PROBLEM STATEMENT: Exactly the lines from the start of the data below through the line that contains "14, 60, 1866]" are to be copied, with pictures left out.

DATA SHOWN:

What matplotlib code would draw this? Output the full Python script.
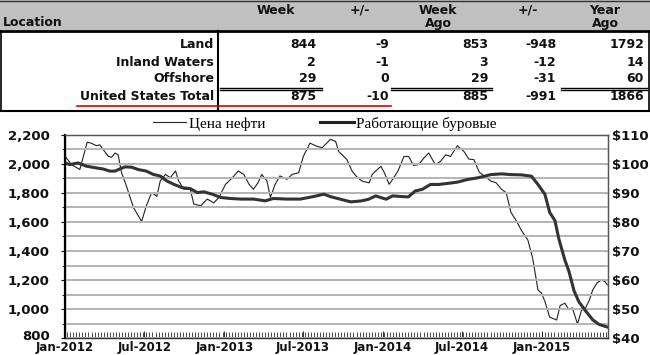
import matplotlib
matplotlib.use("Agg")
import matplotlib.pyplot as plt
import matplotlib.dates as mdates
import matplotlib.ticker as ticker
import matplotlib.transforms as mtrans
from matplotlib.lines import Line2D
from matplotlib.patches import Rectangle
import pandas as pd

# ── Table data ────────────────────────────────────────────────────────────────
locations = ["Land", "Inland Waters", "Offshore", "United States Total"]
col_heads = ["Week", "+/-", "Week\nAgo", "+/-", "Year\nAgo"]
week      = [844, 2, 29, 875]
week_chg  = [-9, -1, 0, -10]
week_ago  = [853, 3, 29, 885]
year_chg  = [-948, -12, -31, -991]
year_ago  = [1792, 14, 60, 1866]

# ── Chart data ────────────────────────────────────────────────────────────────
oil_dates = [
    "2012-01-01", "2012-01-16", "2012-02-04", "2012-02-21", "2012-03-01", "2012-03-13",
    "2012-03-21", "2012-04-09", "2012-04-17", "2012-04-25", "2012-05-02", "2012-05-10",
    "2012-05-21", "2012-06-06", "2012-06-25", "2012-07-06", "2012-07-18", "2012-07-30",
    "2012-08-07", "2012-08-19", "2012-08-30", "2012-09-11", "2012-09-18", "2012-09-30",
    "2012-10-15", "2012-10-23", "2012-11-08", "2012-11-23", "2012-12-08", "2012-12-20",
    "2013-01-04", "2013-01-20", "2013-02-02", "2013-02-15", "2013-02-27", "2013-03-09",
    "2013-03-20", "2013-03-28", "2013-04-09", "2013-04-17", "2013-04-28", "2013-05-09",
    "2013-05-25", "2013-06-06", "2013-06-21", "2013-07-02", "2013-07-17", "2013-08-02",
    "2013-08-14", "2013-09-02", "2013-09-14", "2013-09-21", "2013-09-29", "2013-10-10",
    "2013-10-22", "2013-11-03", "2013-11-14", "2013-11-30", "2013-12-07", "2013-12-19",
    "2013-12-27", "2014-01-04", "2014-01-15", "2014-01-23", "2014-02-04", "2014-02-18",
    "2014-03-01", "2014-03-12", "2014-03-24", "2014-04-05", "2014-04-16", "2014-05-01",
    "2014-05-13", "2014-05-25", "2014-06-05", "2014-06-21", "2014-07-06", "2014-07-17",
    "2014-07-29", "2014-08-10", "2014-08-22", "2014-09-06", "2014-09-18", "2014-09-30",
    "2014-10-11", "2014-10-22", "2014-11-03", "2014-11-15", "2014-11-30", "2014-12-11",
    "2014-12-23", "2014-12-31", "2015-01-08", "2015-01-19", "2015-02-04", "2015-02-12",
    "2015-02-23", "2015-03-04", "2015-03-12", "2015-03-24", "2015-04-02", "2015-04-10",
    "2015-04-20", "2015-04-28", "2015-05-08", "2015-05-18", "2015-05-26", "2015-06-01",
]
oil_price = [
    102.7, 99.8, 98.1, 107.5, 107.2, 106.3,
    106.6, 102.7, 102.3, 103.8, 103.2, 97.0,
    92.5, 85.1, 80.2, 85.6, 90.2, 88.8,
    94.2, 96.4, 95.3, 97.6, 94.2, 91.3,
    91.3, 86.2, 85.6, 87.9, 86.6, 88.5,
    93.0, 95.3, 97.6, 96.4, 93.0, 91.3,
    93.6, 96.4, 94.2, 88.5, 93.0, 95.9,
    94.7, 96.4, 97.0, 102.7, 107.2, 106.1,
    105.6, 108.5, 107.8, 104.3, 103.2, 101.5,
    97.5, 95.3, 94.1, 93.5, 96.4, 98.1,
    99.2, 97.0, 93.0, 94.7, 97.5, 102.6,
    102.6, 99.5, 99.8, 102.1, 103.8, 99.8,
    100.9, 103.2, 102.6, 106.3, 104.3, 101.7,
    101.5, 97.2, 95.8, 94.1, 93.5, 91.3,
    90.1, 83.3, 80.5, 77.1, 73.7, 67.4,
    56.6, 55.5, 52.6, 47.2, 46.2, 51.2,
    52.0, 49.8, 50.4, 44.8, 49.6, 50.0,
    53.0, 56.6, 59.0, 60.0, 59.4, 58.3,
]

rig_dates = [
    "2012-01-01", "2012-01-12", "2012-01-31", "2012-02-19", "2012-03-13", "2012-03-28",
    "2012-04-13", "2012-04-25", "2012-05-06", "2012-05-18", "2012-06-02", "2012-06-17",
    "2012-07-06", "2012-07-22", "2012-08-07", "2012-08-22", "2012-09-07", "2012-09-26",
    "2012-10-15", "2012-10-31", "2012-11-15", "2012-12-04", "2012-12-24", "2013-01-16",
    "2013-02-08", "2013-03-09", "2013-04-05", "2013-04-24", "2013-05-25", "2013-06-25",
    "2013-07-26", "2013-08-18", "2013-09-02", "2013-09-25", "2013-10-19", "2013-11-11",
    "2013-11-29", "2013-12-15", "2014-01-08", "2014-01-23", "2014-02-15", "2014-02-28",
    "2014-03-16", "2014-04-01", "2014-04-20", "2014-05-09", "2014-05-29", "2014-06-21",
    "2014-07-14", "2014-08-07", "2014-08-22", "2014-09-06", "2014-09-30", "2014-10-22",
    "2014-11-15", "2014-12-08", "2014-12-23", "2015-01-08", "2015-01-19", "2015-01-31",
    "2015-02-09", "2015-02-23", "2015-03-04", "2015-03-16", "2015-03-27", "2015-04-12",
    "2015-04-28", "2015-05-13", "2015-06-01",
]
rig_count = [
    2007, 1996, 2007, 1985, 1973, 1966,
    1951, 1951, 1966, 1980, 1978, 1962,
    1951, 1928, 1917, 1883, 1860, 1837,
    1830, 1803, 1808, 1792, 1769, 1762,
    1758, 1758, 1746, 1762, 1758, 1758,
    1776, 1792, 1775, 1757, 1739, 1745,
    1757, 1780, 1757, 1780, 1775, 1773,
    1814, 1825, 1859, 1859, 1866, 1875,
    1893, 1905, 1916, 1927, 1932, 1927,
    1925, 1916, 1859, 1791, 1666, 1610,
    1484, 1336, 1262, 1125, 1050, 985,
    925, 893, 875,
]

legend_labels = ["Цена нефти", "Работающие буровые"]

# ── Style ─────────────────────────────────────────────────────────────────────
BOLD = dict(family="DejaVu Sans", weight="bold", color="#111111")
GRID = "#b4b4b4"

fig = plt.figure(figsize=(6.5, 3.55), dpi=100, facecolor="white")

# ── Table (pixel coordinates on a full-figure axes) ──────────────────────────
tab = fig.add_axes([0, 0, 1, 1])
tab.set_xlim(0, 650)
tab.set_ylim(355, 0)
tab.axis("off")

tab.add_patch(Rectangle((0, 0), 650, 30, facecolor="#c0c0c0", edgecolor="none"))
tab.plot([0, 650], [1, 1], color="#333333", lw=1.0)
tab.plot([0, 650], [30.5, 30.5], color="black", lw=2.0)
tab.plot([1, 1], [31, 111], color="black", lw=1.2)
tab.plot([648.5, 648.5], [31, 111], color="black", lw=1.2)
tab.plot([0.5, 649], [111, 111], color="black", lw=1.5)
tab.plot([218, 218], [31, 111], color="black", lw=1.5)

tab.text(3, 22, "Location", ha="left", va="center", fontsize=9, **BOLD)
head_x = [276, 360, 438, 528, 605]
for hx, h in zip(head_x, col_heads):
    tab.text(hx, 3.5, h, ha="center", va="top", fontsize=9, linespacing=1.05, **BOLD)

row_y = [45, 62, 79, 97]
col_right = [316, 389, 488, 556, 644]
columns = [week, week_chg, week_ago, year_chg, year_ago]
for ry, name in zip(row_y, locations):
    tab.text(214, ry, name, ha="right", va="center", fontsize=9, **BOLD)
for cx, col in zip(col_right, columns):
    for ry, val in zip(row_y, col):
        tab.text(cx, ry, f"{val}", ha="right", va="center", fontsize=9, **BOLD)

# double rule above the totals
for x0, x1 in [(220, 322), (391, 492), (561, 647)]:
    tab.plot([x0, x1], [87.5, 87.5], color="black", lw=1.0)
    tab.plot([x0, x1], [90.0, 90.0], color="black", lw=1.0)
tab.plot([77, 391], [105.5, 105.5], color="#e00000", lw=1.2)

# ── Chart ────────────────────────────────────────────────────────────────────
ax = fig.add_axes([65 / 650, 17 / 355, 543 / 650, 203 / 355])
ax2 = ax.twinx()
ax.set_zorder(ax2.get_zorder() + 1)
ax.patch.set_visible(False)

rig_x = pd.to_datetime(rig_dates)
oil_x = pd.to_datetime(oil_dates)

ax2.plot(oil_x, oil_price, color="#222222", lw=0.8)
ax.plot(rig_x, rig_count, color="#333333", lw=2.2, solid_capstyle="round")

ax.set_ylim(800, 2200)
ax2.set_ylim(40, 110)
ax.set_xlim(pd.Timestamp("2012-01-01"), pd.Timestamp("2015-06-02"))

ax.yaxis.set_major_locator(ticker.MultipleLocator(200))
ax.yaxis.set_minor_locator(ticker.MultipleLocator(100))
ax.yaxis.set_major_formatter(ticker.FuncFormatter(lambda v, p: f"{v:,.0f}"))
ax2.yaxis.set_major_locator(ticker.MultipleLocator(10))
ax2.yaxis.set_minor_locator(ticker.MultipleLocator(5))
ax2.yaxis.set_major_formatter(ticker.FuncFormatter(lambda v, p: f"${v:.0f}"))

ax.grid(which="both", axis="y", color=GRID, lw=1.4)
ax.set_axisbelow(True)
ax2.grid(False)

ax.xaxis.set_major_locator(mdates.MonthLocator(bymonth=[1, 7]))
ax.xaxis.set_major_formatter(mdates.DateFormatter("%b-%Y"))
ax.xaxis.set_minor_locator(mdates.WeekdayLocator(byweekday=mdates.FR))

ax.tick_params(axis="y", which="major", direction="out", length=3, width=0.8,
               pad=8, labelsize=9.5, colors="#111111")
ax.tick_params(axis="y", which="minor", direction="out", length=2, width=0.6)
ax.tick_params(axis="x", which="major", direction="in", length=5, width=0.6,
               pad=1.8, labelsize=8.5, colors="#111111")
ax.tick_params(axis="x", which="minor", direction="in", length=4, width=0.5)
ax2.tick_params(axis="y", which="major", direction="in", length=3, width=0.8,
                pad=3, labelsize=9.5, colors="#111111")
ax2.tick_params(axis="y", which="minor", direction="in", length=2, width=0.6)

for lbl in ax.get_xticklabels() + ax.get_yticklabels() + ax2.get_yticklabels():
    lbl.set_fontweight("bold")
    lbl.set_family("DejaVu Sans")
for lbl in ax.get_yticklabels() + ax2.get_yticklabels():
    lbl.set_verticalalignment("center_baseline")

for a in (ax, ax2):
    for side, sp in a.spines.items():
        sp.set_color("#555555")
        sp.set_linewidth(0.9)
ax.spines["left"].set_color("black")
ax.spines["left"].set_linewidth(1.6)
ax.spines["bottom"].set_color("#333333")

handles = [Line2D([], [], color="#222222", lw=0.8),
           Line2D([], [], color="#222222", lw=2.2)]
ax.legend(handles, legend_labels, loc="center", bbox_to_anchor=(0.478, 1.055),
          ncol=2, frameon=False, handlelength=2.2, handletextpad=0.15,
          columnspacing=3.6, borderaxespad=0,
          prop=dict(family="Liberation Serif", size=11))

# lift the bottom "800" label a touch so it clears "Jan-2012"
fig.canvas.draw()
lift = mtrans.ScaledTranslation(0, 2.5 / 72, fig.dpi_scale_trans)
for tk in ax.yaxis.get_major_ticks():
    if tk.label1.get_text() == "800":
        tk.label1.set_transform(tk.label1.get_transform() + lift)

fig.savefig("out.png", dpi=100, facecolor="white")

WRITTEN SOLUTION:
What matplotlib code would draw this? Output the full Python script.
import matplotlib
matplotlib.use("Agg")
import matplotlib.pyplot as plt
import matplotlib.dates as mdates
import matplotlib.ticker as ticker
import matplotlib.transforms as mtrans
from matplotlib.lines import Line2D
from matplotlib.patches import Rectangle
import pandas as pd

# ── Table data ────────────────────────────────────────────────────────────────
locations = ["Land", "Inland Waters", "Offshore", "United States Total"]
col_heads = ["Week", "+/-", "Week\nAgo", "+/-", "Year\nAgo"]
week      = [844, 2, 29, 875]
week_chg  = [-9, -1, 0, -10]
week_ago  = [853, 3, 29, 885]
year_chg  = [-948, -12, -31, -991]
year_ago  = [1792, 14, 60, 1866]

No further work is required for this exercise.